Friday 30 March 2012

CD Reviews (The Straits Times, March 2012)




CHISATO KUSUNOKI, Piano
Quartz 2089 / ****1/2

The German-born Japanese pianist Chisato Kusunoki, now resident in London, has garnered a reputation as a fine interpreter of Russian music. Her début recording on the British Quartz label showcases repertoire favoured by legends like Lazar Berman and Emil Gilels. In this august company, she is far from being overawed. In the six early Moments Musicaux Op.16 by Rachmaninov, she finds the perfect marriage of Schubertian lyricism with coruscating emotionalism. From within also flows a wellspring of bittersweet irony, which also colours the fulminating excesses of Scriabin’s Fantasy Op.28, a transitional work between well-groomed romanticism and more feral tendencies.

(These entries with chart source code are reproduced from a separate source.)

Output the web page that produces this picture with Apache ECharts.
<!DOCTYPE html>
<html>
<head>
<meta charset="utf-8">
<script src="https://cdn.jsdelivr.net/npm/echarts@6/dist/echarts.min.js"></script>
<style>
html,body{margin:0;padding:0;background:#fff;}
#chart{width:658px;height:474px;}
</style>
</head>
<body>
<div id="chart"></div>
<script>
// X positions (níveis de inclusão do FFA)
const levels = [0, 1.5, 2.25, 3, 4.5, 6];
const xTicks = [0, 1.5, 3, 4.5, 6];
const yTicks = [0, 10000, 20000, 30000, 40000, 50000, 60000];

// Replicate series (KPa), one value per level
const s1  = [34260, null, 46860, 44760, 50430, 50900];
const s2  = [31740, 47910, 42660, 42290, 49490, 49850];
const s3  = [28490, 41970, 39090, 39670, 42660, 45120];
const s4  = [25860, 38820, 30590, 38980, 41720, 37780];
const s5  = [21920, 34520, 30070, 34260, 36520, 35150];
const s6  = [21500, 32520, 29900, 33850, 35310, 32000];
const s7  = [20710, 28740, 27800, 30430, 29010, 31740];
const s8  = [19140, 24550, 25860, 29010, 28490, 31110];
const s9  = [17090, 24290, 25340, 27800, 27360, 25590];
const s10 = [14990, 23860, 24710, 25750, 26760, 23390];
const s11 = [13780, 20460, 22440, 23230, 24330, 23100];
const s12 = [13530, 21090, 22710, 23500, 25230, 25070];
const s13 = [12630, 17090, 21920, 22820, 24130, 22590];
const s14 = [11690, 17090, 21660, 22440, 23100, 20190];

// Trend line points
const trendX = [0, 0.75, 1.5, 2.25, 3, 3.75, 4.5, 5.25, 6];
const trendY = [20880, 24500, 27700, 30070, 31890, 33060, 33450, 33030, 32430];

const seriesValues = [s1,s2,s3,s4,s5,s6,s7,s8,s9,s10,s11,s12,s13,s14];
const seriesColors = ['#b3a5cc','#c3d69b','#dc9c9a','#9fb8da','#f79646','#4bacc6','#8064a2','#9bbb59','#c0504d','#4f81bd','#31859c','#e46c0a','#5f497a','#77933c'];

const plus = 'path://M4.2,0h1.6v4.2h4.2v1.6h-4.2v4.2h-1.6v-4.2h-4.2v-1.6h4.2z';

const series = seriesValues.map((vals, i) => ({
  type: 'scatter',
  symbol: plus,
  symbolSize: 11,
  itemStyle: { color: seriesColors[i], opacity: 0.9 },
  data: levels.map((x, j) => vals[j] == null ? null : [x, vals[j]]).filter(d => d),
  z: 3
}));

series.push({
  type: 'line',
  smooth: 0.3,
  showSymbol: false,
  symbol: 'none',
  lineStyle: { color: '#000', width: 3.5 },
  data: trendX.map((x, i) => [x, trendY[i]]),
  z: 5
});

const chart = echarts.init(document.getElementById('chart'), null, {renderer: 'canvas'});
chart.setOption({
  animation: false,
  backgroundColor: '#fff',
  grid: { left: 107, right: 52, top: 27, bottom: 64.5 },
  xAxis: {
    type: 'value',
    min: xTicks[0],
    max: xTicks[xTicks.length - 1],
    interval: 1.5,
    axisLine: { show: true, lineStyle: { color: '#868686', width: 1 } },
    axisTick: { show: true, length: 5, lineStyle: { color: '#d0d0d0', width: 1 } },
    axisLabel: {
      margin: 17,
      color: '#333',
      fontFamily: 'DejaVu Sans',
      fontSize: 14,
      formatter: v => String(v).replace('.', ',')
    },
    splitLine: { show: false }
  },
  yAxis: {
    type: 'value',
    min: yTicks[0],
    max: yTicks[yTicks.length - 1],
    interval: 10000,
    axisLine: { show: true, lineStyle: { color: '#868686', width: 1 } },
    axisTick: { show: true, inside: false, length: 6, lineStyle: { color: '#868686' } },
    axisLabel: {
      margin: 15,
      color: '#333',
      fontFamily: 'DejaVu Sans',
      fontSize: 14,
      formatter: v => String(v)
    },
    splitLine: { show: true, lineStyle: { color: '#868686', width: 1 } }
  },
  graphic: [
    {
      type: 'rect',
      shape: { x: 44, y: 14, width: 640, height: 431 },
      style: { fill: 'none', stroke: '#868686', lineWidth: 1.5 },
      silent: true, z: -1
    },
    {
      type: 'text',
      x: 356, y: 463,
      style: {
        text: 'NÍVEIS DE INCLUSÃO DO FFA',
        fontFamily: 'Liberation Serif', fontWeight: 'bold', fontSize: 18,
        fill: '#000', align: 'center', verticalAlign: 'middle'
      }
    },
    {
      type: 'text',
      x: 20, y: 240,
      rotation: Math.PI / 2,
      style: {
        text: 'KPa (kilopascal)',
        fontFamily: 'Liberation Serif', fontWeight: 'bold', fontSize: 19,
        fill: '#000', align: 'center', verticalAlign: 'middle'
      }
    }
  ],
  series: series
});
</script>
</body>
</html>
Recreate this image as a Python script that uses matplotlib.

Nikolai Medtner’s single-movement Sonata in G minor Op.22 is not often heard these days, a pity as it possesses the same passion and inner fire as the best Rachmaninov scores. The skilful development of its pithy themes is also the work of a master. The positive rarities are three Transcendental Studies by Sergei Liapunov, clearly a tribute to Lisztian virtuosity. Rondo Of Sylphs is the perfect Russian Feux Follets, a luminescent ballet of fireflies, while Tempest draws its inspiration from Chasse Neige, Liszt’s torrid vision of a blinding snow storm. Kusunoki obviously loves this music and it shows in her brilliant and incandescent advocacy.







DUBOIS Orchestral Works
Marc Coppey, Cello
Orchestre Poitou-Charentes / Jean-Francois Heisser
Mirare 141 / ****

The name of Théodore Dubois (1837-1924) is often remembered in a pejorative way in relation with the Ravel Prix de Rome scandal. It was on his watch as head of Paris Conservatory when the obviously talented Maurice Ravel was denied the ultimate prize for young composers not once, but five times. The ensuing uproar resulted in his resignation, and it is not difficult to see why. In the face of modernism and progressiveness. Dubois’s music was one of an arch-conservative. The concertante works on this album, Fantaisie-Stück (Fantasy Piece) and Andante Cantabile for cello and Concerto Capricciso for piano, are highly tonal and do not stray off the beaten track with either idioms or harmonies.

There are many pleasant and hummable tunes, with a high charm factor characteristic of the Belle Époque. The oddity here is the Suite Concertante in four movements, one of very few concertos for cello and piano together, almost an accompanied cello sonata. Both French cellist Marc Coppey and pianist Jean-Francois Heisser (who also conducts) bring a high level of expressiveness and musicianship to these neglected lyrical pieces. If you enjoy the music of Saint-Saëns, Massenet, Bizet or early Fauré, do not hesitate.